Orda kuvvetleri karşısında hiçbir şansı olmayan Gölge Konseyi, kısa süre içerisinde mağlup edildi. Bu saldırıdan nispeten zarar görmeden kurtulan kişi ise Cho’Gall oldu. Orgrim’e Alacakaranlığın Çekici klanının kendisi olmadan deliliğin pençesine düşeceğini ve böylesine büyük bir savaş ekibinin boşa harcanmaması gerektiğini ustalıkla anlatan Cho’Gall, Gul’dan’ın piyonu olarak kullanıldığını ve artık buna daha fazla tahammül edemeyeceğini söyleyerek yeni savaşşefine bağlılık yemini etti.

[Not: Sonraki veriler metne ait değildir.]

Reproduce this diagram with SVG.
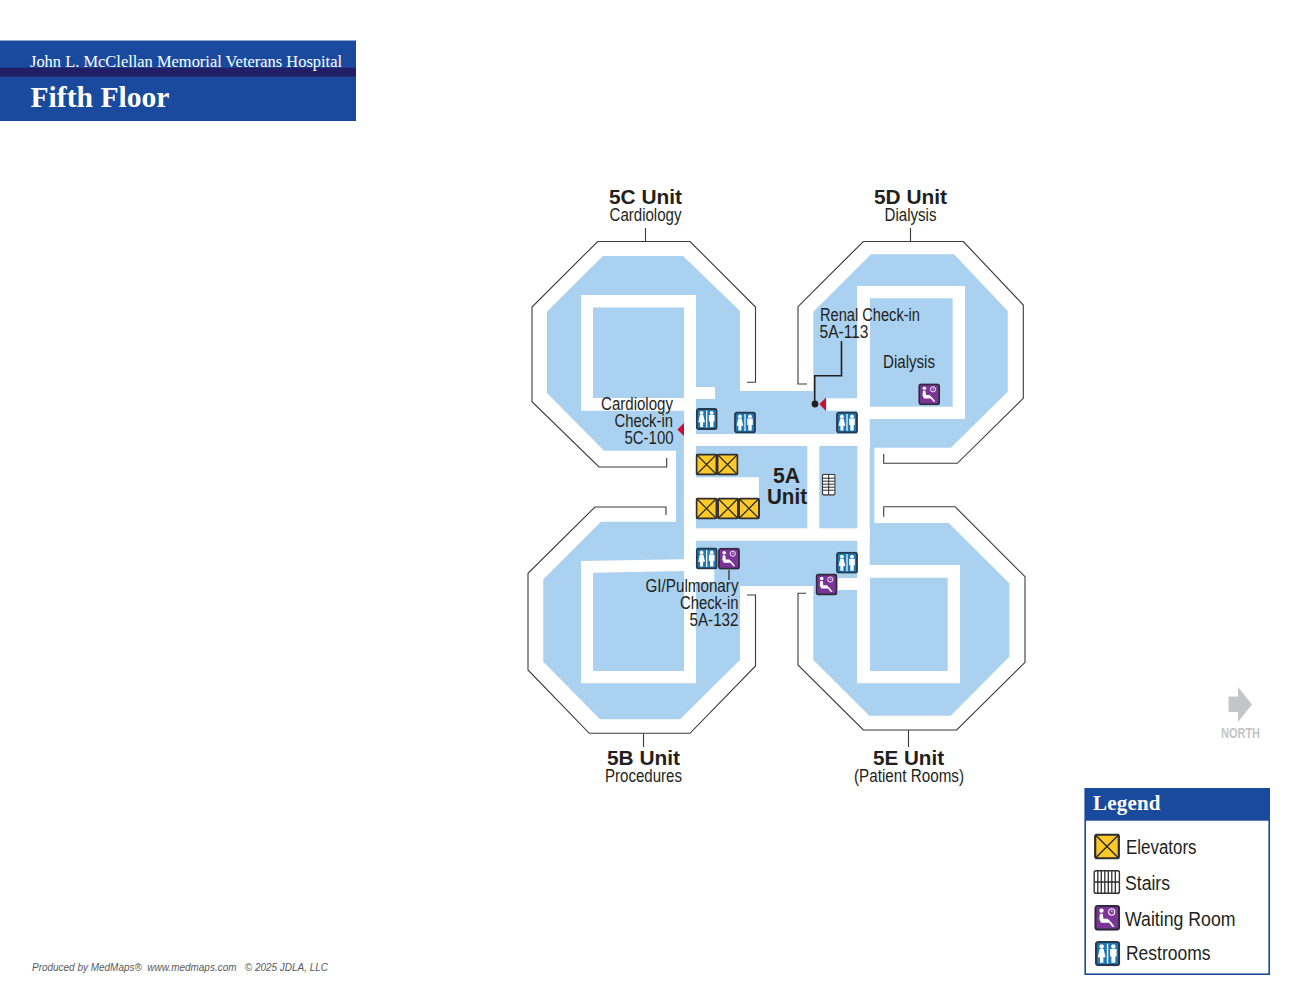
<svg xmlns="http://www.w3.org/2000/svg" width="1299" height="1004" viewBox="0 0 1299 1004">
<style>
.bl{fill:#aad1f0}
.wh{fill:#fff}
.ol{fill:none;stroke:#3a3a3c;stroke-width:1.1}
.n{font-family:"Liberation Sans",Arial,sans-serif;font-size:17.5px;fill:#231f20}
.lg{font-size:19.5px}
.u{font-family:"Liberation Sans",Arial,sans-serif;font-size:21px;font-weight:700;fill:#231f20}
.s{font-family:"Liberation Serif","Times New Roman",serif;fill:#fff}
.m{text-anchor:middle}
</style>
<defs>
<symbol id="rr" viewBox="0 0 22 22">
<rect x="1" y="1" width="20" height="20" rx="2" fill="#1b79b8" stroke="#27384a" stroke-width="1.8"/>
<rect x="10.4" y="2.5" width="1.2" height="17" fill="#fff"/>
<circle cx="5.9" cy="4.9" r="1.9" fill="#fff"/>
<path d="M4.2 7h3.4l1.7 7.2h-1.9v4.8h-3v-4.8H2.6z" fill="#fff"/>
<circle cx="16" cy="4.9" r="1.9" fill="#fff"/>
<path d="M13.2 7h5.6v6.6h-1.1v5.4h-3.4v-5.4h-1.1z" fill="#fff"/>
</symbol>
<symbol id="wr" viewBox="0 0 22 22">
<rect x="1" y="1" width="20" height="20" rx="2" fill="#7b3596" stroke="#2f2a3a" stroke-width="1.8"/>
<circle cx="6.2" cy="5" r="1.8" fill="#fff"/>
<path d="M4.8 7.5h2.4l.6 4.3h3.6l3.2 3.2 2.6 3.5h-1.9l-2.7-3.4H5.8L4.3 12z" fill="#fff"/>
<circle cx="14.8" cy="6" r="2.6" fill="none" stroke="#fff" stroke-width="0.9"/>
<path d="M14.8 4.6V6h1.2" fill="none" stroke="#fff" stroke-width="0.6"/>
</symbol>
<symbol id="el" viewBox="0 0 22 22">
<rect x="1" y="1" width="20" height="20" rx="1.5" fill="#fdc926" stroke="#2e2e30" stroke-width="1.9"/>
<path d="M1.5 1.5L20.5 20.5M20.5 1.5L1.5 20.5" stroke="#2e2e30" stroke-width="1.3"/>
</symbol>
<symbol id="st" viewBox="0 0 14 22">
<rect x="0.7" y="0.7" width="12.6" height="20.6" rx="1.4" fill="#fff" stroke="#3a3a3c" stroke-width="1.3"/>
<path d="M1 4.5H13M1 7.5H13M1 10.5H13M1 13.5H13M1 16.5H13M7 1V21" stroke="#2e2e30" stroke-width="1" fill="none"/>
</symbol>
<symbol id="stl" viewBox="0 0 27 24">
<rect x="0.8" y="0.8" width="25.4" height="22.4" rx="2" fill="#fff" stroke="#333335" stroke-width="1.6"/>
<path d="M4.5 1V23M8 1V23M11.5 1V23M15 1V23M18.5 1V23M22 1V23M1 12H26" stroke="#2e2e30" stroke-width="1.3" fill="none"/>
</symbol>
</defs>

<g id="title-banner">
<rect x="0" y="40.5" width="356" height="80.5" fill="#1a4a9e"/>
<rect x="0" y="67.7" width="356" height="9" fill="#231f66"/>
<text class="s" x="30" y="67" font-size="16" textLength="312" lengthAdjust="spacingAndGlyphs">John L. McClellan Memorial Veterans Hospital</text>
<text class="s" x="30.5" y="107" font-size="30" font-weight="700" textLength="139" lengthAdjust="spacingAndGlyphs">Fifth Floor</text>
</g>

<g id="floor-plan">
<g id="blue-areas">
<polygon class="bl" points="603,256 683,256 740,311 740,400 690,400 690,450.7 604,450.7 547,393 547,311.5"/>
<rect class="bl" x="676" y="450" width="14" height="75"/>
<rect class="bl" x="690" y="391" width="168" height="195"/>
<polygon class="bl" points="871,254.3 954,254.3 1007.7,311 1007.7,391.7 951,447.7 865,447.7 865,391 813.3,391 813.3,311.7"/>
<rect class="bl" x="865" y="447" width="9.3" height="77"/>
<polygon class="bl" points="865,523 948.7,523 1009.3,583.3 1009.3,656.7 950.7,715.7 869.3,715.7 813.3,660 813.3,580 865,580"/>
<polygon class="bl" points="601,521.7 690,521.7 690,586 740,586 740,660 680,719.3 600,719.3 543.3,661.7 543.3,579.3"/>
</g>
<g id="corridors">
<path class="wh" fill-rule="evenodd" d="M581 295H696V410.7H581ZM593 307.5V398H684V307.5Z"/>
<path class="wh" fill-rule="evenodd" d="M857.3 286H965V419H857.3ZM869.7 298.3V406.7H952.7V298.3Z"/>
<path class="wh" fill-rule="evenodd" d="M581 561L696 559V683.3H581ZM593 572.7V671H684V571Z"/>
<path class="wh" fill-rule="evenodd" d="M857.3 565H960V683.3H857.3ZM869.7 577.7V671H947.7V577.7Z"/>
<rect class="wh" x="684" y="295" width="12" height="388"/>
<rect class="wh" x="857.3" y="286" width="12.4" height="397"/>
<rect class="wh" x="696" y="387" width="19" height="12"/>
<rect class="wh" x="696" y="434" width="174" height="12"/>
<rect class="wh" x="807.3" y="446" width="12" height="83"/>
<rect class="wh" x="696" y="528.3" width="174" height="12.4"/>
<rect class="wh" x="696" y="477.3" width="63" height="21"/>
<rect class="wh" x="696" y="569" width="18.3" height="13"/>
<rect class="wh" x="826.7" y="398.3" width="31" height="12.4"/>
<rect class="wh" x="838" y="578" width="20" height="12"/>
</g>
<g id="walls">
<path class="ol" d="M666.7 458V467H599L532 401.7V307L597.7 241.5H690L755.5 307V382.3H747"/>
<path class="ol" d="M807 384H798V306.7L863.3 241.5H963.3L1023.3 305V398.3L957.3 463.3H883.7V454"/>
<path class="ol" d="M666 515V507H595L528 573.3V670L589.3 733.3H690L755.5 666V595H747"/>
<path class="ol" d="M883.7 516.7V506.7H955L1025 576.7V662.3L956.7 730H863.3L798 665V593.3H806"/>
<path class="ol" d="M645.5 228V241.5M910.5 228V241.5M643.5 733.3V747M908.5 730V747"/>
</g>
</g>

<g id="connectors" fill="none">
<path d="M841.5 341V375.7H814.7V404" stroke="#231f20" stroke-width="1.6"/>
<circle cx="815" cy="404" r="3.4" fill="#231f20"/>
<path d="M729 570V580" stroke="#3a3a3c" stroke-width="1.4"/>
<polygon points="819.4,404.3 826,397.5 826,411" fill="#c8102e"/>
<polygon points="677.3,429.5 684,423 684,436" fill="#c8102e"/>
</g>

<g id="icons">
<use href="#rr" x="695.7" y="408" width="22" height="22"/>
<use href="#rr" x="734" y="411.5" width="22" height="22"/>
<use href="#rr" x="836" y="411.5" width="22" height="22"/>
<use href="#rr" x="695.7" y="547.5" width="22" height="22"/>
<use href="#wr" x="718" y="547.7" width="22" height="22"/>
<use href="#rr" x="836" y="551.7" width="22" height="22"/>
<use href="#wr" x="815.5" y="573.5" width="22" height="22"/>
<use href="#wr" x="918.2" y="383.3" width="22" height="22"/>
<use href="#st" x="821.7" y="473.7" width="14" height="22"/>
<use href="#el" x="695.5" y="453.5" width="22" height="22"/>
<use href="#el" x="716.5" y="453.5" width="22" height="22"/>
<use href="#el" x="695.5" y="497.5" width="22" height="22"/>
<use href="#el" x="717" y="497.5" width="22" height="22"/>
<use href="#el" x="738" y="497.5" width="22" height="22"/>
</g>

<g id="labels">
<text class="u m" x="645.5" y="204" textLength="73" lengthAdjust="spacingAndGlyphs">5C Unit</text>
<text class="n m" x="645.5" y="221" textLength="72" lengthAdjust="spacingAndGlyphs">Cardiology</text>
<text class="u m" x="910.5" y="204" textLength="73" lengthAdjust="spacingAndGlyphs">5D Unit</text>
<text class="n m" x="910.5" y="221" textLength="52" lengthAdjust="spacingAndGlyphs">Dialysis</text>
<text class="u m" x="643.5" y="765" textLength="73" lengthAdjust="spacingAndGlyphs">5B Unit</text>
<text class="n m" x="643.5" y="782" textLength="77" lengthAdjust="spacingAndGlyphs">Procedures</text>
<text class="u m" x="908.5" y="765" textLength="71" lengthAdjust="spacingAndGlyphs">5E Unit</text>
<text class="n m" x="909" y="782" textLength="110" lengthAdjust="spacingAndGlyphs">(Patient Rooms)</text>
<text class="u m" x="786.5" y="483" style="font-size:22px" textLength="27" lengthAdjust="spacingAndGlyphs">5A</text>
<text class="u m" x="787" y="504" style="font-size:22px" textLength="40" lengthAdjust="spacingAndGlyphs">Unit</text>
<text class="n" x="820" y="321" textLength="100" lengthAdjust="spacingAndGlyphs">Renal Check-in</text>
<text class="n" x="819.5" y="338" textLength="49" lengthAdjust="spacingAndGlyphs">5A-113</text>
<text class="n" x="883" y="368" textLength="52" lengthAdjust="spacingAndGlyphs">Dialysis</text>
<text class="n" x="601" y="410" textLength="72" lengthAdjust="spacingAndGlyphs">Cardiology</text>
<text class="n" x="614.5" y="427" textLength="58.5" lengthAdjust="spacingAndGlyphs">Check-in</text>
<text class="n" x="624.5" y="444" textLength="49" lengthAdjust="spacingAndGlyphs">5C-100</text>
<text class="n" x="645.5" y="592" textLength="93" lengthAdjust="spacingAndGlyphs">GI/Pulmonary</text>
<text class="n" x="680" y="609" textLength="58.5" lengthAdjust="spacingAndGlyphs">Check-in</text>
<text class="n" x="689.5" y="626" textLength="49" lengthAdjust="spacingAndGlyphs">5A-132</text>
</g>

<g id="north">
<polygon points="1238,687 1252,704.5 1238,722 1238,712 1228.5,712 1228.5,696.5 1238,696.5" fill="#c3c5c7"/>
<text x="1221" y="738" font-family="'Liberation Sans',Arial,sans-serif" font-size="15.5" font-weight="700" fill="#c3c5c7" textLength="39" lengthAdjust="spacingAndGlyphs">NORTH</text>
</g>

<g id="legend">
<rect x="1085.2" y="788.8" width="184" height="185.4" fill="#fff" stroke="#1a4a9e" stroke-width="1.6"/>
<rect x="1085" y="789" width="184.5" height="31.7" fill="#1a4a9e"/>
<text class="s" x="1093" y="810" font-size="21" font-weight="700" textLength="67.5" lengthAdjust="spacing">Legend</text>
<use href="#el" x="1094" y="833.5" width="26" height="26"/>
<use href="#stl" x="1093.3" y="870" width="27" height="24"/>
<use href="#wr" x="1094.2" y="904.8" width="26" height="26"/>
<use href="#rr" x="1094.8" y="940.8" width="25.5" height="25.5"/>
<text class="n lg" x="1126" y="854" textLength="70.5" lengthAdjust="spacingAndGlyphs">Elevators</text>
<text class="n lg" x="1125" y="890" textLength="45" lengthAdjust="spacingAndGlyphs">Stairs</text>
<text class="n lg" x="1125" y="926" textLength="110.5" lengthAdjust="spacingAndGlyphs">Waiting Room</text>
<text class="n lg" x="1126" y="960" textLength="84.5" lengthAdjust="spacingAndGlyphs">Restrooms</text>
</g>

<text id="credit" x="32" y="971" font-family="'Liberation Sans',Arial,sans-serif" font-size="10" font-style="italic" fill="#58595b" xml:space="preserve" textLength="296" lengthAdjust="spacingAndGlyphs">Produced by MedMaps®  www.medmaps.com   © 2025 JDLA, LLC</text>
</svg>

Her şey hayatta kalabilmesi için uydurduğu yalanlardan ibaret olsa da Orgrim’i ikna etmeyi başarmıştı.
Orgrim bu olaydan sonra Kara Demir cüceleri ile tanıştı ve Ragnaros’un gizlice aldığı kararın bir sonucu olduğundan habersiz bir şekilde Karakaya Kulesi’ni Orda’nın yeni üssü olarak atadı. Bu sırada Garona’nın hayatını bağışlayan savaşşefi, yarı-orka göz kulak olması için en güvendiği yardımcılarından Eitrigg’i görevlendirdi.
Orda için işler yolunda gidiyor gibiydi… ta ki Draenor’dan kötü haberler gelene kadar. Kaynakların tükenmesi yetmiyormuş gibi bir de iblis kanının etkisiyle iyice deliren orklar, birbirleriyle savaşmaya başlamış ve nihayetinde birkaç yetenekli isim dışında hepsi ölümün pençesine düşmüştü. Ancak Orgrim, dengeleri tekrar Orda lehine çevirecek kadim bir silahı ele geçirmek üzere olduklarından habersizdi.